Harvesting is the best bit. Eat the vegetables at their peak when full off flavour. 

Guidelines to how to get the best out of container gardening

Soil for containers and pots. If you can, use soil from your own garden, even if it is clay. Clay soils retain moisture better than sandy soil, handy during long dry spells. It's also rich in the nutrients vegetables need to grow, holding calcium, potassium, and magnesium. You can improve the texture of clay by adding organic matter from your compost heap and a small amount of Grit sand. 

Or buy it loose from a local topsoil supplier, it's a lot cheaper than buying it in small bags from garden centres.

Feeding your container grown vegetables. Whilst on the subject of compost, it is a good idea, even in a small garden, to set aside an area for composting kitchen waste. My article linked here explains how easy it is to produce  compost and organic liquid fertiliser. It is better, organic and a lot cheaper than buying feed for your plants. Organic growers mix 20 percent by volume of well-rotted manure into the lower half of the soil.
Choosing Pots and Containers. Any container can be used for growing vegetable plants. Tupperware, large cans, tubs or raised beds. As long as it's easy to handle and has enough depth. The minimum depth should be about 18 inches to allow space for root growth. Purpose made containers are fairly cheap to purchase and even cheaper to make yourself from timber, breeze blocks even old tyres. 

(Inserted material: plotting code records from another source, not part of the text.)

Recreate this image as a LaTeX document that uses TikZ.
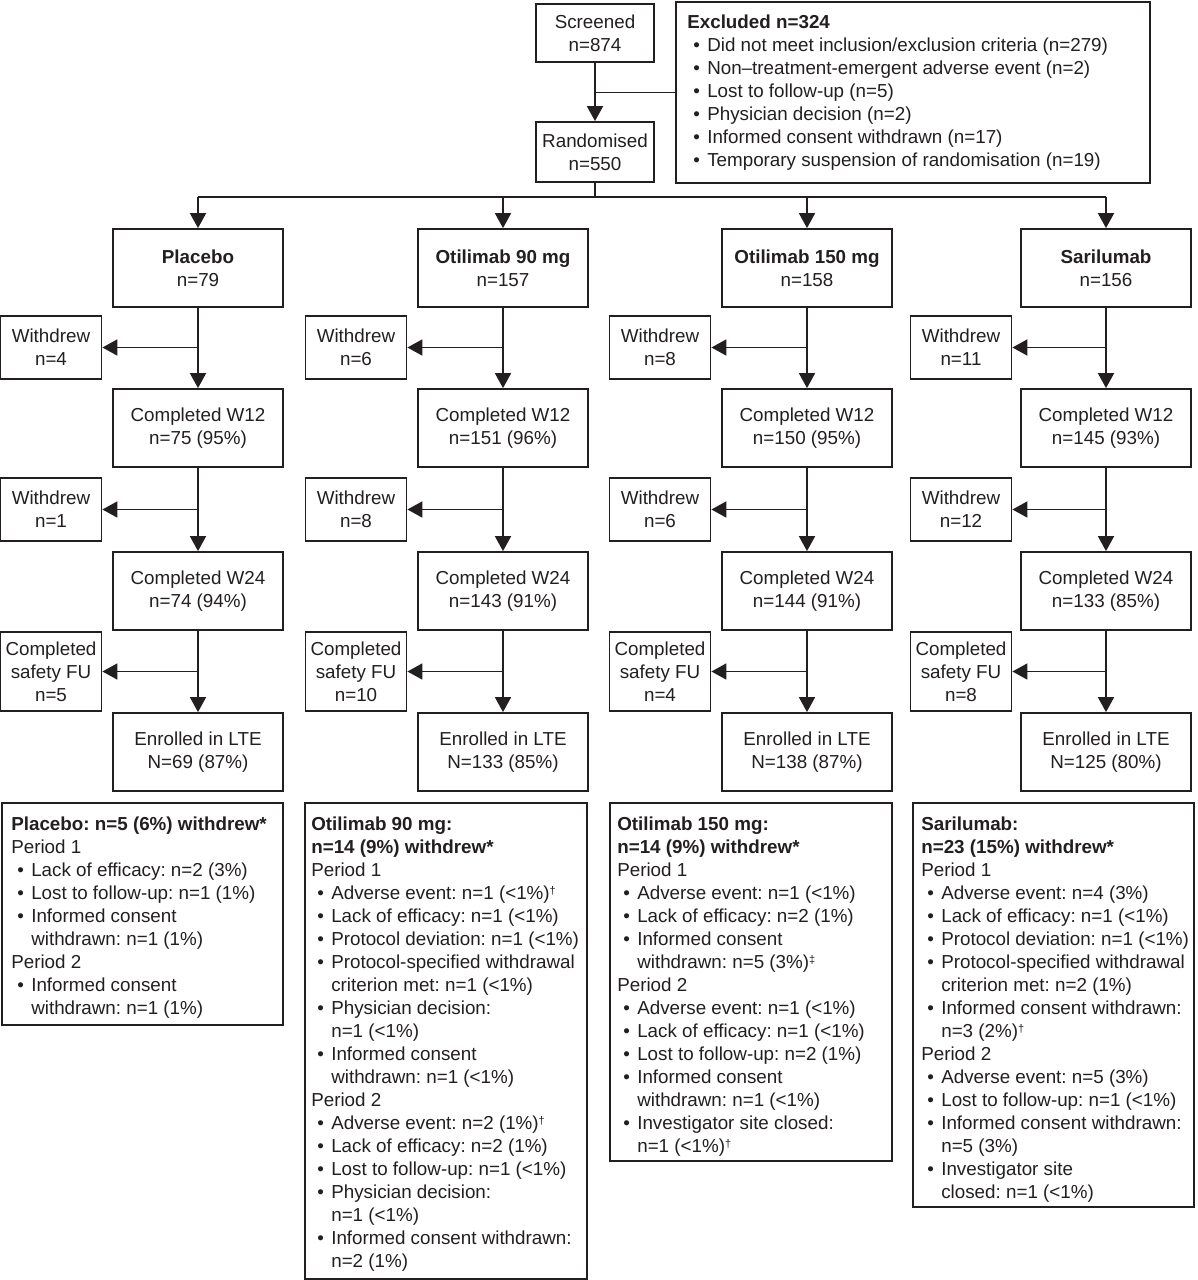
\documentclass[tikz,border=0pt]{standalone}
\usepackage{fontspec}
\setmainfont{Liberation Sans}
\usetikzlibrary{arrows.meta}
\definecolor{ink}{RGB}{35,31,32}
\newcommand{\fsz}{\fontsize{18.8}{23}\selectfont\frenchspacing}
\newcommand{\bl}{\hspace*{6pt}\makebox[14pt][l]{•}}
\newcommand{\cl}{\hspace*{20pt}}
\newcommand{\dg}{\raisebox{5pt}{\fontsize{11}{11}\selectfont †}}
\newcommand{\ddg}{\raisebox{5pt}{\fontsize{11}{11}\selectfont ‡}}
\begin{document}
\frenchspacing
\begin{tikzpicture}[x=1pt,y=-1pt,
  every node/.style={text=ink,font=\fsz},
  box/.style={draw=ink,line width=1.8pt,align=center,inner sep=0pt},
  armbox/.style={box,minimum width=170pt,minimum height=78pt},
  sidebox/.style={box,minimum width=101pt,minimum height=63pt},
  fubox/.style={box,minimum width=101pt,minimum height=79pt},
  txt/.style={anchor=north west,align=left,inner sep=0pt},
  ln/.style={draw=ink,line width=1.8pt},
  arr/.style={ln,-{Triangle[width=16pt,length=15pt]}}]
\fill[white] (0,0) rectangle (1197,1280);
\useasboundingbox (0,0) rectangle (1197,1280);

% top
\node[box,minimum width=118pt,minimum height=58pt] (scr) at (595,33) {Screened\\n=874};
\node[box,minimum width=118pt,minimum height=60pt] (rnd) at (595,152) {Randomised\\n=550};
\node[box,minimum width=474pt,minimum height=181pt] (exc) at (913,92.5) {};
\node[txt] (exct) at ([shift={(12,14)}]exc.north west) {\textbf{Excluded n=324}\\
\bl Did not meet inclusion/exclusion criteria (n=279)\\
\bl Non–treatment-emergent adverse event (n=2)\\
\bl Lost to follow-up (n=5)\\
\bl Physician decision (n=2)\\
\bl Informed consent withdrawn (n=17)\\
\bl Temporary suspension of randomisation (n=19)};
\coordinate (br) at (595,197);

% arms
\node[armbox] (a1) at (198,268) {\textbf{Placebo}\\n=79};
\node[armbox] (a2) at (503,268) {\textbf{Otilimab 90 mg}\\n=157};
\node[armbox] (a3) at (807,268) {\textbf{Otilimab 150 mg}\\n=158};
\node[armbox] (a4) at (1106,268) {\textbf{Sarilumab}\\n=156};

\node[sidebox] (wa1) at (51,347.5) {Withdrew\\n=4};
\node[sidebox] (wa2) at (356,347.5) {Withdrew\\n=6};
\node[sidebox] (wa3) at (660,347.5) {Withdrew\\n=8};
\node[sidebox] (wa4) at (961,347.5) {Withdrew\\n=11};

\node[armbox] (c1) at (198,428) {Completed W12\\n=75 (95\%)};
\node[armbox] (c2) at (503,428) {Completed W12\\n=151 (96\%)};
\node[armbox] (c3) at (807,428) {Completed W12\\n=150 (95\%)};
\node[armbox] (c4) at (1106,428) {Completed W12\\n=145 (93\%)};

\node[sidebox] (wb1) at (51,509.5) {Withdrew\\n=1};
\node[sidebox] (wb2) at (356,509.5) {Withdrew\\n=8};
\node[sidebox] (wb3) at (660,509.5) {Withdrew\\n=6};
\node[sidebox] (wb4) at (961,509.5) {Withdrew\\n=12};

\node[armbox] (d1) at (198,591) {Completed W24\\n=74 (94\%)};
\node[armbox] (d2) at (503,591) {Completed W24\\n=143 (91\%)};
\node[armbox] (d3) at (807,591) {Completed W24\\n=144 (91\%)};
\node[armbox] (d4) at (1106,591) {Completed W24\\n=133 (85\%)};

\node[fubox] (f1) at (51,671.5) {Completed\\safety FU\\n=5};
\node[fubox] (f2) at (356,671.5) {Completed\\safety FU\\n=10};
\node[fubox] (f3) at (660,671.5) {Completed\\safety FU\\n=4};
\node[fubox] (f4) at (961,671.5) {Completed\\safety FU\\n=8};

\node[armbox] (e1) at (198,752) {Enrolled in LTE\\N=69 (87\%)};
\node[armbox] (e2) at (503,752) {Enrolled in LTE\\N=133 (85\%)};
\node[armbox] (e3) at (807,752) {Enrolled in LTE\\N=138 (87\%)};
\node[armbox] (e4) at (1106,752) {Enrolled in LTE\\N=125 (80\%)};

% connectors top
\draw[arr] (scr.south) -- (rnd.north);
\draw[ln] (exc.west) -- (exc.west -| scr.south);
\draw[ln] (rnd.south) -- (br);
\draw[ln] (a1.north |- br) -- (a4.north |- br);
\foreach \k in {1,2,3,4}{
  \draw[arr] (a\k.north |- br) -- (a\k.north);
  \draw[arr] (a\k.south) -- (c\k.north);
  \draw[arr] (wa\k.east -| a\k.south) -- (wa\k.east);
  \draw[arr] (c\k.south) -- (d\k.north);
  \draw[arr] (wb\k.east -| c\k.south) -- (wb\k.east);
  \draw[arr] (d\k.south) -- (e\k.north);
  \draw[arr] (f\k.east -| d\k.south) -- (f\k.east);
}

% bottom boxes
\node[box,minimum width=281pt,minimum height=222pt] (b1) at (142.5,914) {};
\node[txt] (b1t) at ([shift={(10,15)}]b1.north west) {\textbf{Placebo: n=5 (6\%) withdrew*}\\
Period 1\\
\bl Lack of efficacy: n=2 (3\%)\\
\bl Lost to follow-up: n=1 (1\%)\\
\bl Informed consent\\
\cl withdrawn: n=1 (1\%)\\
Period 2\\
\bl Informed consent\\
\cl withdrawn: n=1 (1\%)};

\node[box,minimum width=282pt,minimum height=476pt] (b2) at (446,1041) {};
\node[txt] (b2t) at ([shift={(7,15)}]b2.north west) {\textbf{Otilimab 90 mg:}\\
\textbf{n=14 (9\%) withdrew*}\\
Period 1\\
\bl Adverse event: n=1 (<1\%)\dg\\
\bl Lack of efficacy: n=1 (<1\%)\\
\bl Protocol deviation: n=1 (<1\%)\\
\bl Protocol-specified withdrawal\\
\cl criterion met: n=1 (<1\%)\\
\bl Physician decision:\\
\cl n=1 (<1\%)\\
\bl Informed consent\\
\cl withdrawn: n=1 (<1\%)\\
Period 2\\
\bl Adverse event: n=2 (1\%)\dg\\
\bl Lack of efficacy: n=2 (1\%)\\
\bl Lost to follow-up: n=1 (<1\%)\\
\bl Physician decision:\\
\cl n=1 (<1\%)\\
\bl Informed consent withdrawn:\\
\cl n=2 (1\%)};

\node[box,minimum width=282pt,minimum height=358pt] (b3) at (751,982) {};
\node[txt] (b3t) at ([shift={(8,15)}]b3.north west) {\textbf{Otilimab 150 mg:}\\
\textbf{n=14 (9\%) withdrew*}\\
Period 1\\
\bl Adverse event: n=1 (<1\%)\\
\bl Lack of efficacy: n=2 (1\%)\\
\bl Informed consent\\
\cl withdrawn: n=5 (3\%)\ddg\\
Period 2\\
\bl Adverse event: n=1 (<1\%)\\
\bl Lack of efficacy: n=1 (<1\%)\\
\bl Lost to follow-up: n=2 (1\%)\\
\bl Informed consent\\
\cl withdrawn: n=1 (<1\%)\\
\bl Investigator site closed:\\
\cl n=1 (<1\%)\dg};

\node[box,minimum width=281pt,minimum height=404pt] (b4) at (1053.5,1005) {};
\node[txt] (b4t) at ([shift={(9,15)}]b4.north west) {\textbf{Sarilumab:}\\
\textbf{n=23 (15\%) withdrew*}\\
Period 1\\
\bl Adverse event: n=4 (3\%)\\
\bl Lack of efficacy: n=1 (<1\%)\\
\bl Protocol deviation: n=1 (<1\%)\\
\bl Protocol-specified withdrawal\\
\cl criterion met: n=2 (1\%)\\
\bl Informed consent withdrawn:\\
\cl n=3 (2\%)\dg\\
Period 2\\
\bl Adverse event: n=5 (3\%)\\
\bl Lost to follow-up: n=1 (<1\%)\\
\bl Informed consent withdrawn:\\
\cl n=5 (3\%)\\
\bl Investigator site\\
\cl closed: n=1 (<1\%)};
\end{tikzpicture}
\end{document}
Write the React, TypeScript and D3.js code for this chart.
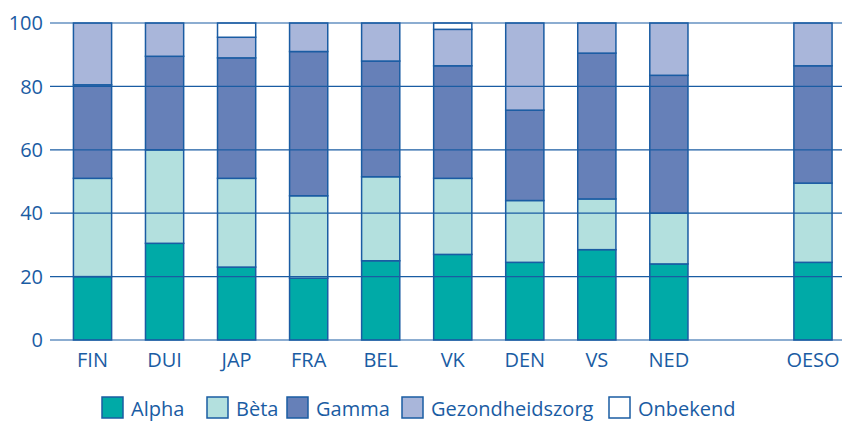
import React, { useEffect, useRef } from 'react';
import * as d3 from 'd3';

// countries (OESO sits after an empty slot)
const categories = ['FIN', 'DUI', 'JAP', 'FRA', 'BEL', 'VK', 'DEN', 'VS', 'NED', 'OESO'];
const seriesNames = ['Alpha', 'Bèta', 'Gamma', 'Gezondheidszorg', 'Onbekend'];

const alpha = [20, 30.5, 23, 19.5, 25, 27, 24.5, 28.5, 24, 24.5];
const beta = [31, 29.5, 28, 26, 26.5, 24, 19.5, 16, 16, 25];
const gamma = [29.5, 29.5, 38, 45.5, 36.5, 35.5, 28.5, 46, 43.5, 37];
const gezondheidszorg = [19.5, 10.5, 6.5, 9, 12, 11.5, 27.5, 9.5, 16.5, 13.5];
const onbekend = [0, 0, 4.5, 0, 0, 2, 0, 0, 0, 0];

const yTicks = [0, 20, 40, 60, 80, 100];

const colors = ['#00aaa7', '#b3e0de', '#6680b8', '#a9b6da', '#ffffff'];
const ink = '#1a5ca3';
const font = '"Open Sans", sans-serif';

export default function App() {
  const ref = useRef<SVGSVGElement>(null);

  useEffect(() => {
    const svg = d3.select(ref.current);
    svg.selectAll('*').remove();

    const values = [alpha, beta, gamma, gezondheidszorg, onbekend];
    const rows = categories.map((c, i) => {
      const row: any = { cat: c };
      seriesNames.forEach((s, j) => (row[s] = values[j][i]));
      return row;
    });

    const domain = [...categories.slice(0, -1), '__gap', categories[categories.length - 1]];
    const x = d3.scaleBand().domain(domain).range([56.5, 849]).paddingInner(0.47).paddingOuter(0.235);
    const y = d3.scaleLinear().domain([0, 100]).range([340, 23]);

    const stacked = d3.stack().keys(seriesNames)(rows);

    const layers = svg
      .append('g')
      .selectAll('g')
      .data(stacked)
      .join('g')
      .attr('fill', (d, i) => colors[i]);

    layers
      .selectAll('rect')
      .data((d) => d.filter((p) => p[1] - p[0] > 0))
      .join('rect')
      .attr('x', (d: any) => x(d.data.cat)!)
      .attr('width', x.bandwidth())
      .attr('y', (d) => y(d[1]))
      .attr('height', (d) => y(d[0]) - y(d[1]))
      .attr('stroke', ink)
      .attr('stroke-width', 1.5);

    // gridlines drawn over the bars
    svg
      .append('g')
      .selectAll('line')
      .data(yTicks)
      .join('line')
      .attr('x1', 50)
      .attr('x2', 842)
      .attr('y1', (d) => y(d))
      .attr('y2', (d) => y(d))
      .attr('stroke', ink)
      .attr('stroke-width', 1.2);

    svg
      .append('g')
      .selectAll('text')
      .data(yTicks)
      .join('text')
      .attr('x', 43)
      .attr('y', (d) => y(d))
      .attr('dy', '0.36em')
      .attr('text-anchor', 'end')
      .attr('font-size', 20)
      .attr('font-family', font)
      .attr('fill', ink)
      .text((d) => d);

    svg
      .append('g')
      .selectAll('text')
      .data(categories)
      .join('text')
      .attr('x', (d) => x(d)! + x.bandwidth() / 2)
      .attr('y', 367)
      .attr('text-anchor', 'middle')
      .attr('font-size', 20)
      .attr('font-family', font)
      .attr('fill', ink)
      .text((d) => d);

    // legend
    const legendX = [102, 207, 287, 402, 609];
    const legend = svg
      .append('g')
      .selectAll('g')
      .data(seriesNames)
      .join('g')
      .attr('transform', (d, i) => `translate(${legendX[i]},397)`);

    legend
      .append('rect')
      .attr('width', 21)
      .attr('height', 21)
      .attr('fill', (d, i) => colors[i])
      .attr('stroke', ink)
      .attr('stroke-width', 1.5);

    legend
      .append('text')
      .attr('x', 29)
      .attr('y', 18.5)
      .attr('font-size', 20)
      .attr('font-family', font)
      .attr('fill', ink)
      .text((d) => d);
  }, []);

  return (
    <svg
      ref={ref}
      width={842}
      height={421}
      style={{ position: 'absolute', left: 0, top: 0, background: '#fff' }}
    />
  );
}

You might want to try growing in or making containers from  hay or straw bales.


Good drainage is important. If the container becomes waterlogged the vegetables will die. Drill or cut drain holes about 1/4 inch to 1/2 inch from the bottom and add an inch of coarse gravel in the bottom. 


Seeding and Transplanting. If you have saved seeds from last season's harvest you will know how to sow them.  If not read the packet or go to my article sowing seeds. It's really that easy.  Always buy plants or seeds that suit your garden soil and shade or full sun. Choose disease-resistant varieties whenever you can.


Chemical free container gardening. Chemicals, even those labelled "organically acceptable" can cause more damage than good. Contact killers sprays often hit and kill other plants, chemicals to treat fungal problems can be washed into the soil killing the gardener's best friend, the garden worm. By carefully checking plants for problems like fungi. Before, introducing them into your garden and generally looking after them with correct feeding and watering, you need not become dependent on the use of chemicals.


Light and shade (the right Spot).  Nearly all vegetable plants grow better in full sunlight than in shade. So it is important to either choose the Right spot for the plant or the Right plant for the spot.

Fruit bearing plants like cucumbers, peppers and tomatoes will need a lot more light, so position them in the sunniest spot.  

A few of the leafier vegetables grown for greens rather than for fruits or roots will grow in light or partial shade.  


Shade tolerant vegetables include  lettuce, spinach, Swiss chard, kale and mustard greens. You may get smaller, thinner and paler coloured leaves when grown in light shade, but the taste will be the same. Shade tolerant vegetables

Try to avoid the use of chemicals, such as pesticides and fertilisers. Almost all chemicals kill plants and animals beyond those targeted. Work with nature rather than against it.  Organic gardeners want their plants to grow well, but not at any cost, instead accepting a certain level of imperfection.